Prosecutors say Alway was beating 34-year-old Raymond C. Brandon with West when Alway decided to kill Brandon and pulled the trigger on his gun.

A Clark County Superior Court jury found Alway, 43, guilty of first- and second-degree murder, and two counts each of first-degree kidnapping and first-degree robbery. He is scheduled to be sentenced Friday.

Another co-defendant, Ashley Lorraine Barry, 35, had pleaded guilty to first-degree manslaughter and was sentenced in 2019 to about 13 years in prison for her involvement.

On Monday, West was sentenced for second-degree murder to 220 months, or about 18 years, in prison; Wideman received a suspended sentence and credit for time served after pleading guilty to unlawful imprisonment and second-degree rendering criminal assistance.

However, Judge Jennifer Snider declined to follow the attorneys’ agreed-upon, 11-year prison sentence for Mendez. Instead, Mendez received the same sentence as West.

Snider concluded that Mendez, who also pleaded guilty to second-degree murder, was not less culpable than West. The judge said there is no question Brandon would still be alive if it weren’t for Mendez luring him to her residence.

“Whether or not she knew what was going to happen when he got there, that’s irrelevant,” Snider said, adding that Mendez knew people were going to ambush Brandon. “At the very least, she knew there was going to be a beat down.”

Regardless of her cooperation, the judge said she could not justify giving Mendez a sentence less than the maximum.

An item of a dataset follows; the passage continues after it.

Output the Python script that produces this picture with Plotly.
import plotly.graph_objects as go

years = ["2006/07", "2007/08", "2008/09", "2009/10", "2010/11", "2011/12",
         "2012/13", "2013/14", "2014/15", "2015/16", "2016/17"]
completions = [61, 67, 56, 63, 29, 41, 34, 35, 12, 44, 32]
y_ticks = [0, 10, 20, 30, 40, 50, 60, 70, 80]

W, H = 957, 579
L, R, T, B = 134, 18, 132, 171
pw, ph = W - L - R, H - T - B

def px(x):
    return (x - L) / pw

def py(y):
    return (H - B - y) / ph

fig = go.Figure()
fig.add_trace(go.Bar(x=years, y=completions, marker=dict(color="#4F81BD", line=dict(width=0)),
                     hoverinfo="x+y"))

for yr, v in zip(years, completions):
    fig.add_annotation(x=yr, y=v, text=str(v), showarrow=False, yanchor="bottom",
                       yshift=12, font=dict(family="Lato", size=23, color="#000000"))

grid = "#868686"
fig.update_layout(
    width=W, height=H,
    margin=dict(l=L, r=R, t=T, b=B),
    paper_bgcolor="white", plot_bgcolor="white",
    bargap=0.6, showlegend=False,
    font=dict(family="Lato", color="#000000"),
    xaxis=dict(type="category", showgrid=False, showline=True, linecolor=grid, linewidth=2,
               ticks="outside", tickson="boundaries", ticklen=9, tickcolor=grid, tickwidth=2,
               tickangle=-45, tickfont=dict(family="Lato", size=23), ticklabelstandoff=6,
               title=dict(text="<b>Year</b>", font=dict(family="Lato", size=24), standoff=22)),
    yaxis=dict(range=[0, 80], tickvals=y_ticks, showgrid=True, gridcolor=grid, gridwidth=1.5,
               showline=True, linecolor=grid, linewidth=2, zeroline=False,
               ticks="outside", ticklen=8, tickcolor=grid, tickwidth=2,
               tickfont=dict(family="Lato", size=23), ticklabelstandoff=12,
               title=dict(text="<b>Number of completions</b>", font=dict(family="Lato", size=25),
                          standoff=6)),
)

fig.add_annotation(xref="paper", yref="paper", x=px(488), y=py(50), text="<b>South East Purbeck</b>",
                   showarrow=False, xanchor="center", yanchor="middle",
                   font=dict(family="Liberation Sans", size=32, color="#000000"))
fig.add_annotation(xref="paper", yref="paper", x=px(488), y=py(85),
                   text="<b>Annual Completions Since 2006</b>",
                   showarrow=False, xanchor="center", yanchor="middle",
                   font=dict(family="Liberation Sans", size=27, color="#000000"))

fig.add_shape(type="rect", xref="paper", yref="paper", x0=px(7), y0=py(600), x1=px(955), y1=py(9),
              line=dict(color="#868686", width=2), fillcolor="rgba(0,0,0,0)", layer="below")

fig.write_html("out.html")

Mendez conspired with the others to lure Brandon and his girlfriend, Allison Fields, to her residence at 15308 N.E. 172nd Ave., to settle a debt over a Subaru Forester he was driving, according to prosecutors.

The couple arrived on the morning of April 20, 2017, and were ambushed by the group. A chaotic confrontation ensued, and Alway and West led Brandon outside where he was attacked and fatally shot in the chest by Alway. Fields was forced to stay with the group or risk being killed herself, court records say.

Afterward, Mendez drove the group and Fields in her SUV to a farm off Northeast 119th Street, and Fields eventually escaped, court records say.

Alway had planned for months to assault and rob Brandon because he owed Alway money for the Subaru, which Brandon and Fields had been living out of for a few weeks. They’d been driving it to the Hockinson residence to shower, eat breakfast and, according to the defense, use drugs. Brandon’s body was found a week after he was killed there.

‘It’s heartless’

All three co-defendants sentenced Monday apologized to Brandon’s family.

But until sentencing, the family said they had not seen remorse from any of them.

In her statement to the court, during West’s sentencing, Brandon’s sister said: “They’re animals, and they don’t deserve anything less than to be caged.”

Shawna Roberts, the mother of one of Brandon’s children, said hope was stolen “from an entire group of people — hope of recovery, hope of a better day. You stole that from my child and his other kids.”

Each defendant spoke either directly or through their attorney about how methamphetamine addiction played a role.

West said he’s fought drug and alcohol addiction most of his life, and because of it, has found himself in situations he wouldn’t normally be in. He told the court he’s ready to take responsibility for his actions and hopes to become a better person, “spiritually, mentally and physically.”

Snider said it was the first apology she’s heard.

“While it’s very clear that methamphetamine played a role in what took place, it certainly isn’t an excuse or justification,” she said.

The judge said she was also surprised to learn that West and Wideman had stayed in Brandon’s aunt’s home after he was killed — before the family knew what had happened to Brandon.

“It’s heartless; there’s no other word to describe it. It’s heartless,” Snider said during West’s sentencing.